Danilo — Em dezembro de 2018, ela confirmou o show que faria em abril de 2019 em Lisboa. Comprei meu ingresso no primeiro dia, e comecei a ver como faria para conhecê-la. Tentei tudo, assessoria, equipe, amigos, atores. Não consegui. Porém, como jornalista e stalker, tentei descobrir o hotel em que ela se hospedaria, e por um stories do empresário dela descobri. Quando cheguei a Lisboa para assistir ao show, vindo do Porto, deixei minhas coisas no meu hostel e fui para a frente do hotel dela. Cheguei por volta das 15h, decidido a ficar até a meia noite. Às 16h e pouco, avistei-a no saguão, dando entrevista, e fiz sinal para ela sair pra fora depois. Ela fez que sim com a cabeça, e eu fiquei esperando. Quando ela apareceu, eu estava muito nervoso, tremendo, precisava conseguir a foto vestindo o body. Ela e o empresário me ajudaram a entrar no hotel e vesti-lo. Esperei enquanto ela retocava a maquiagem, e então tiramos a foto. Pedi para ela gravar uma mensagem para eu mostrar na banca examinadora. Ela gravou um vídeo com o meu celular. Fui embora numa felicidade imensurável, eu tinha uma foto maravilhosa, mas não podia postar ainda, só quando soubesse a nota no mestrado. Aquela foto esperou nove meses para ser postada, mas valeu a pena.

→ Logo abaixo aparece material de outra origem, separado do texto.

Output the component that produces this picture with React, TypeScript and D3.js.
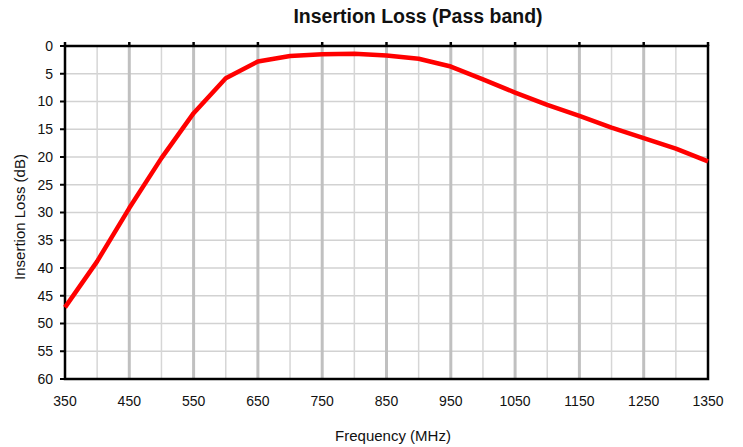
import React, { useEffect, useRef } from "react";
import * as d3 from "d3";

// Insertion loss (dB, larger = more loss)
const frequencies = [
  350, 400, 450, 500, 550, 600, 650, 700, 750, 800, 850, 900, 950, 1000, 1050,
  1100, 1150, 1200, 1250, 1300, 1350,
];
const lossDb = [
  47.1, 38.8, 29.2, 20.2, 12.1, 5.8, 2.8, 1.8, 1.5, 1.4, 1.7, 2.3, 3.7, 6.0, 8.4,
  10.6, 12.6, 14.7, 16.6, 18.5, 20.8,
];
const xMajorTicks = [350, 450, 550, 650, 750, 850, 950, 1050, 1150, 1250, 1350];
const xMinorTicks = [400, 500, 600, 700, 800, 900, 1000, 1100, 1200, 1300];
const yTicks = [0, 5, 10, 15, 20, 25, 30, 35, 40, 45, 50, 55, 60];

const App: React.FC = () => {
  const svgRef = useRef<SVGSVGElement>(null);

  useEffect(() => {
    if (!svgRef.current) return;
    const width = 743;
    const height = 447;
    const margin = { top: 46, right: 35, bottom: 68, left: 65 };
    const innerWidth = width - margin.left - margin.right;
    const innerHeight = height - margin.top - margin.bottom;
    const font = "'Liberation Sans', Arial, sans-serif";

    const svg = d3.select(svgRef.current);
    svg.selectAll("*").remove();
    svg.attr("width", width).attr("height", height);

    const g = svg
      .append("g")
      .attr("transform", `translate(${margin.left},${margin.top})`);

    const x = d3.scaleLinear().domain([350, 1350]).range([0, innerWidth]);
    const y = d3.scaleLinear().domain([0, 60]).range([0, innerHeight]);

    // horizontal grid
    g.selectAll(".hgrid")
      .data(yTicks.slice(1, -1))
      .enter()
      .append("line")
      .attr("x1", 0)
      .attr("x2", innerWidth)
      .attr("y1", (d) => y(d))
      .attr("y2", (d) => y(d))
      .attr("stroke", "#d2d2d2")
      .attr("stroke-width", 1.5);

    // vertical grid, minor then major
    g.selectAll(".vminor")
      .data(xMinorTicks)
      .enter()
      .append("line")
      .attr("x1", (d) => x(d))
      .attr("x2", (d) => x(d))
      .attr("y1", 0)
      .attr("y2", innerHeight)
      .attr("stroke", "#d6d6d6")
      .attr("stroke-width", 1.5);

    g.selectAll(".vmajor")
      .data(xMajorTicks.slice(1, -1))
      .enter()
      .append("line")
      .attr("x1", (d) => x(d))
      .attr("x2", (d) => x(d))
      .attr("y1", 0)
      .attr("y2", innerHeight)
      .attr("stroke", "#c0c0c0")
      .attr("stroke-width", 3);

    // frame
    g.append("rect")
      .attr("x", 0)
      .attr("y", 0)
      .attr("width", innerWidth)
      .attr("height", innerHeight)
      .attr("fill", "none")
      .attr("stroke", "#000")
      .attr("stroke-width", 2.5);

    // top tick marks (x axis sits at 0 dB)
    g.selectAll(".xtick")
      .data(xMajorTicks)
      .enter()
      .append("line")
      .attr("x1", (d) => x(d))
      .attr("x2", (d) => x(d))
      .attr("y1", 0)
      .attr("y2", -4)
      .attr("stroke", "#000")
      .attr("stroke-width", 2.5);

    // y tick marks
    g.selectAll(".ytick")
      .data(yTicks)
      .enter()
      .append("line")
      .attr("x1", -5)
      .attr("x2", 0)
      .attr("y1", (d) => y(d))
      .attr("y2", (d) => y(d))
      .attr("stroke", "#000")
      .attr("stroke-width", 2);

    // y tick labels
    g.selectAll(".ylabel")
      .data(yTicks)
      .enter()
      .append("text")
      .attr("x", -12)
      .attr("y", (d) => y(d))
      .attr("dy", "0.35em")
      .attr("text-anchor", "end")
      .style("font-family", font)
      .style("font-size", "14px")
      .style("fill", "#111")
      .text((d) => d);

    // x tick labels, placed below the plot
    g.selectAll(".xlabel")
      .data(xMajorTicks)
      .enter()
      .append("text")
      .attr("x", (d) => x(d))
      .attr("y", innerHeight + 22)
      .attr("dy", "0.35em")
      .attr("text-anchor", "middle")
      .style("font-family", font)
      .style("font-size", "14px")
      .style("fill", "#111")
      .text((d) => d);

    const line = d3
      .line<number>()
      .x((_, i) => x(frequencies[i]))
      .y((d) => y(d));

    g.append("path")
      .datum(lossDb)
      .attr("d", line)
      .attr("fill", "none")
      .attr("stroke", "#ff0000")
      .attr("stroke-width", 4.5)
      .attr("stroke-linejoin", "round");

    svg
      .append("text")
      .attr("x", 418)
      .attr("y", 23)
      .attr("text-anchor", "middle")
      .style("font-family", font)
      .style("font-size", "19.5px")
      .style("font-weight", "bold")
      .style("fill", "#111")
      .text("Insertion Loss (Pass band)");

    svg
      .append("text")
      .attr("x", 393)
      .attr("y", 441)
      .attr("text-anchor", "middle")
      .style("font-family", font)
      .style("font-size", "15px")
      .style("fill", "#111")
      .text("Frequency (MHz)");

    svg
      .append("text")
      .attr("transform", "rotate(-90)")
      .attr("x", -217)
      .attr("y", 25)
      .attr("text-anchor", "middle")
      .style("font-family", font)
      .style("font-size", "15px")
      .style("fill", "#111")
      .text("Insertion Loss (dB)");
  }, []);

  return (
    <svg
      ref={svgRef}
      style={{ position: "absolute", left: 0, top: 0, background: "#fff" }}
    ></svg>
  );
};

export default App;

Notícias — Nesse pouco contato, a Pabllo Vittar correspondeu a suas expectativas?
Sim. Sempre tive uma imagem dela como alguém muito gente como a gente, ou melhor, bicha como a bicha, e estava totalmente certo. Depois do show em Lisboa, teve outro em Aveiro, no dia 27 de abril, e eu novamente descobri o hotel, mas não consegui falar com ela. Então, soube que ela iria ao Porto para pegar o avião de volta para Lisboa. Peguei carona com pessoas que conheci na frente do hotel e fui para o aeroporto. A meta era uma foto, desta vez sem o body, com outra roupa (minha mãe queria) hahaahaha. Esperei um tempo lá, até que às 7 da manhã ela chegou, virada depois do show, mas foi uma querida, tirou fotos de novo e, quando me despedi, ouvi: "Arrasa nessa dissertação!" Isso eu nunca vou esquecer.

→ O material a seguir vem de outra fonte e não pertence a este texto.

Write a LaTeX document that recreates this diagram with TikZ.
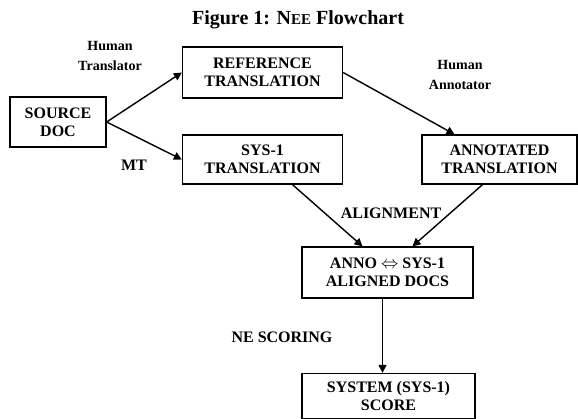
\documentclass[tikz,border=0pt]{standalone}
\usepackage{fontspec}
\setmainfont{Liberation Serif}
\usepackage{tikz}
\usetikzlibrary{arrows.meta,positioning}

\begin{document}
\begin{tikzpicture}[x=1pt,y=-1pt,
    box/.style={draw,line width=1.3pt,align=center,inner sep=2pt,
      font=\bfseries\fontsize{16}{18}\selectfont},
    flow/.style={line width=1.4pt,-{Triangle[length=8pt,width=8pt]}},
    lbl/.style={font=\bfseries\fontsize{16}{18}\selectfont},
    who/.style={font=\bfseries\fontsize{14}{20}\selectfont,align=center}]
  \useasboundingbox (0,0) rectangle (578,419);
  % title
  \node[font=\bfseries\fontsize{20}{22}\selectfont] (title) at (298,20)
    {Figure 1: N{\fontsize{15}{17}\selectfont EE} Flowchart};
  % boxes
  \node[box,minimum width=96pt,minimum height=50pt] (src) at (58,122) {SOURCE\\DOC};
  \node[box,minimum width=160pt,minimum height=51pt] (ref) at (262.5,72.5) {REFERENCE\\TRANSLATION};
  \node[box,minimum width=160pt,minimum height=49pt] (sys) at (262.5,159.5) {SYS-1\\TRANSLATION};
  \node[box,minimum width=155pt,minimum height=49pt] (ann) at (499.5,159.5) {ANNOTATED\\TRANSLATION};
  \node[box,minimum width=171pt,minimum height=51pt] (al) at (387.5,272.5) {ANNO $\Leftrightarrow$ SYS-1\\ALIGNED DOCS};
  \node[box,minimum width=173pt,minimum height=45pt] (score) at (388.5,396) {SYSTEM (SYS-1)\\SCORE};
  % labels
  \node[who] (ht) at (110,56) {Human\\Translator};
  \node[who] (ha) at (460,75) {Human\\Annotator};
  \node[lbl] (mt) at (134,165) {MT};
  \node[lbl] (aln) at (391,213) {ALIGNMENT};
  \node[lbl] (nes) at (282,337) {NE SCORING};
  % arrows
  \draw[flow] (src.east) -- (ref.west);
  \draw[flow] (src.east) -- (sys.west);
  \draw[flow] (ref.east) -- ([xshift=-45pt]ann.north);
  \draw[flow] ([xshift=30pt]sys.south) -- ([xshift=-25pt]al.north);
  \draw[flow] ([xshift=-17pt]ann.south) -- ([xshift=25pt]al.north);
  \draw[flow] ([xshift=-5pt]al.south) -- ([xshift=-6pt]score.north);
\end{tikzpicture}
\end{document}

Notícias — Qual a relevância da Pabllo Vittar em Portugal?
Danilo — A Pabllo é muito famosa aqui. Todos os LGBTQI+ que eu conheço a adoram. Quando fui ao show em Lisboa, fiquei impressionado com a quantidade de portugueses na fila. Cheguei lá eram por volta de 10 da manhã, havia umas 30 pessoas na minha frente, a grande maioria era de portugueses.
Notícias — Você já sofreu homofobia em Portugal?
Danilo — Sim, os portugueses são extremamente homofóbicos. Cheguei a pedir demissão de um emprego, quando meu patrão me disse que eu estava "trabalhando com todo meu lado feminino, igual a uma barata tonta".
Você se considera desinibido, ou foi um esforço fazer a performance?
Danilo — Sou totalmente desinibido. Mas em relação à performance, não sei explicar, eu só sabia que tinha que fazer. Minha mãe ficava com medo, falando "será que vão gostar?" "e se tu sofrer homofobia?" "será que não é perigoso?". Eu só dizia: fica tranquila que vai dar tudo certo. Fui lá e fiz. Quando acabou, voltando para casa, eu fiquei relembrando o que tinha feito, sem me dar conta direito. Pensei: "Daqui a alguns anos eu não vou acreditar que fiz isso".
Que tipo de programa você gostava de assistir na infância?
Danilo — Sempre preferi filmes e personagens femininas. Até hoje, não escuto cantores homens heterossexuais, prefiro vozes femininas ou de bichas, como a Pabllo. Para mim, esses produtos vão muito além de entretenimento, têm a ver com empoderamento e com nossas posições políticas na vida.
Você tem namorado?
Danilo — Namorei apenas uma vez, quando tinha 19 anos. Estou solteiro agora.
Notícias — Além da Pabllo Vittar, você ouve o quê?
Danilo — Meu TCC (trabalho de conclusão de curso) foi sobre a Beyoncé. Falei do feminismo, que ela abordou no álbum de 2013. A Beyoncé é uma das minhas maiores inspirações. Gosto muito de Hilary Duff (por isso meu instagram é dan_duff). Sou fã do Disney Channel das antigas. E escuto muito o pop.
Você planeja ser professor, cantor, dançarino...que profissão pretende seguir?
Danilo — Eu comecei o mestrado porque estava perdido, e no fim tive certeza de que pretendo continuar na área acadêmica. Não sei se em Portugal, por que acho que meu ciclo aqui se fechou. Como também sou italiano, existe a alternativa de ficar na Europa e fazer doutorado. Acredito que preciso continuar na pesquisa. Para o futuro, não descarto a possibilidade de ser professor. Seria uma honra seguir o legado de minha mãe e minhas professoras.